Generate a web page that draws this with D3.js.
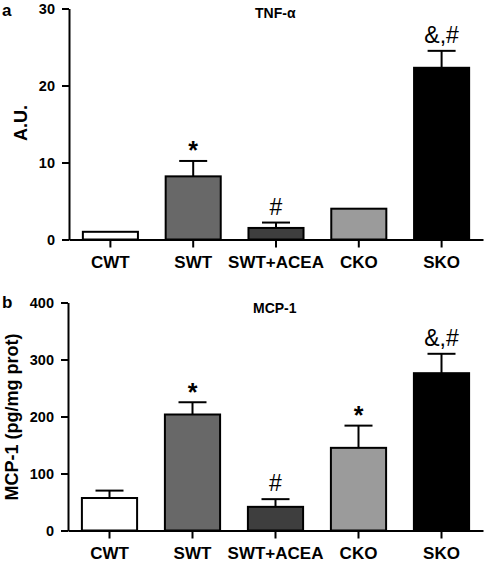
<!DOCTYPE html>
<html>
<head>
<meta charset="utf-8">
<script src="https://cdn.jsdelivr.net/npm/d3@7/dist/d3.min.js"></script>
<style>
  html, body { margin: 0; padding: 0; background: #fff; }
  svg { display: block; }
  text { font-family: Arial, "Liberation Sans", Helvetica, sans-serif; }
</style>
</head>
<body>
<svg id="chart" width="485" height="563"></svg>
<script>
const categories = ["CWT", "SWT", "SWT+ACEA", "CKO", "SKO"];
const barColors = ["#ffffff", "#686868", "#3e3e3e", "#9b9b9b", "#000000"];

const tnfValues = [1.0, 8.2, 1.5, 4.0, 22.3];
const tnfErrors = [0, 2.0, 0.7, 0, 2.2];
const tnfMarks = ["", "*", "#", "", "&,#"];
const tnfTicks = [0, 10, 20, 30];

const mcpValues = [57, 203.5, 41.5, 145, 276];
const mcpErrors = [13, 21.5, 13.5, 39, 34];
const mcpMarks = ["", "*", "#", "*", "&,#"];
const mcpTicks = [0, 100, 200, 300, 400];

const svg = d3.select("#chart");

function panel(cfg) {
  const g = svg.append("g");
  const x = d3.scaleBand().domain(categories).range([cfg.x0, cfg.x1])
    .paddingInner(0.335).paddingOuter(0.1675);
  const y = d3.scaleLinear().domain(cfg.domain).range([cfg.yBot, cfg.yTop]);

  // bars
  g.selectAll("rect.bar").data(cfg.values).join("rect")
    .attr("class", "bar")
    .attr("x", (d, i) => x(categories[i]))
    .attr("width", x.bandwidth())
    .attr("y", d => y(d))
    .attr("height", d => y(0) - y(d))
    .attr("fill", (d, i) => barColors[i])
    .attr("stroke", "#000").attr("stroke-width", 2);

  // error bars (upper only)
  const cap = 14;
  cfg.values.forEach((v, i) => {
    const e = cfg.errors[i];
    if (e <= 0) return;
    const cx = x(categories[i]) + x.bandwidth() / 2;
    g.append("line").attr("x1", cx).attr("x2", cx)
      .attr("y1", y(v)).attr("y2", y(v + e))
      .attr("stroke", "#000").attr("stroke-width", 2);
    g.append("line").attr("x1", cx - cap).attr("x2", cx + cap)
      .attr("y1", y(v + e)).attr("y2", y(v + e))
      .attr("stroke", "#000").attr("stroke-width", 2);
  });

  // significance marks
  cfg.marks.forEach((m, i) => {
    if (!m) return;
    const cx = x(categories[i]) + x.bandwidth() / 2;
    const top = y(cfg.values[i] + cfg.errors[i]);
    const star = m === "*";
    g.append("text").attr("x", cx)
      .attr("y", star ? top - 1.5 : top - 8)
      .attr("text-anchor", "middle")
      .attr("font-size", star ? 25 : 23)
      .attr("font-weight", star ? "bold" : "normal")
      .attr("fill", "#000")
      .text(m);
  });

  // axes
  const ya = g.append("g").attr("transform", `translate(${cfg.x0},0)`)
    .call(d3.axisLeft(y).tickValues(cfg.ticks).tickSize(7).tickPadding(7).tickSizeOuter(0));
  ya.selectAll("text").attr("font-size", 14.5).attr("font-weight", "bold").attr("fill", "#000")
    .style("font-family", "Arial, 'Liberation Sans', sans-serif");
  ya.selectAll("line, path").attr("stroke", "#000").attr("stroke-width", 2);

  const xa = g.append("g").attr("transform", `translate(0,${cfg.yBot})`)
    .call(d3.axisBottom(x).tickSize(8).tickPadding(8).tickSizeOuter(0));
  xa.selectAll("text").attr("font-size", 17).attr("font-weight", "bold").attr("fill", "#000")
    .style("font-family", "Arial, 'Liberation Sans', sans-serif");
  xa.selectAll("line, path").attr("stroke", "#000").attr("stroke-width", 2);

  // y-axis label
  g.append("text")
    .attr("transform", `translate(${cfg.ylabX},${cfg.ylabY}) rotate(-90)`)
    .attr("text-anchor", "middle")
    .attr("font-size", 18).attr("font-weight", "bold")
    .text(cfg.ylabel);

  // title
  g.append("text").attr("x", cfg.titleX).attr("y", cfg.titleY)
    .attr("font-size", 14).attr("font-weight", "bold").text(cfg.title);

  // panel letter
  g.append("text").attr("x", 2).attr("y", cfg.letterY)
    .attr("font-size", 17).attr("font-weight", "bold").text(cfg.letter);
}

panel({
  x0: 69, x1: 483, yTop: 8.5, yBot: 239.5, domain: [0, 30], ticks: tnfTicks,
  values: tnfValues, errors: tnfErrors, marks: tnfMarks,
  ylabel: "A.U.", ylabX: 27, ylabY: 123,
  title: "TNF-α", titleX: 255, titleY: 18,
  letter: "a", letterY: 16
});

panel({
  x0: 68, x1: 483, yTop: 302.5, yBot: 530.5, domain: [0, 400], ticks: mcpTicks,
  values: mcpValues, errors: mcpErrors, marks: mcpMarks,
  ylabel: "MCP-1 (pg/mg prot)", ylabX: 18, ylabY: 417,
  title: "MCP-1", titleX: 253, titleY: 313,
  letter: "b", letterY: 308
});
</script>
</body>
</html>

◆ **WHAT IS REQUIRED**:
Skip the pictures and restate exactly the lines from the beginning of the listing to the line with "const mcpTicks = [0, 100, 200, 300, 400];", that line included.

◆ **THE REPLY**:
Generate a web page that draws this with D3.js.
<!DOCTYPE html>
<html>
<head>
<meta charset="utf-8">
<script src="https://cdn.jsdelivr.net/npm/d3@7/dist/d3.min.js"></script>
<style>
  html, body { margin: 0; padding: 0; background: #fff; }
  svg { display: block; }
  text { font-family: Arial, "Liberation Sans", Helvetica, sans-serif; }
</style>
</head>
<body>
<svg id="chart" width="485" height="563"></svg>
<script>
const categories = ["CWT", "SWT", "SWT+ACEA", "CKO", "SKO"];
const barColors = ["#ffffff", "#686868", "#3e3e3e", "#9b9b9b", "#000000"];

const tnfValues = [1.0, 8.2, 1.5, 4.0, 22.3];
const tnfErrors = [0, 2.0, 0.7, 0, 2.2];
const tnfMarks = ["", "*", "#", "", "&,#"];
const tnfTicks = [0, 10, 20, 30];

const mcpValues = [57, 203.5, 41.5, 145, 276];
const mcpErrors = [13, 21.5, 13.5, 39, 34];
const mcpMarks = ["", "*", "#", "*", "&,#"];
const mcpTicks = [0, 100, 200, 300, 400];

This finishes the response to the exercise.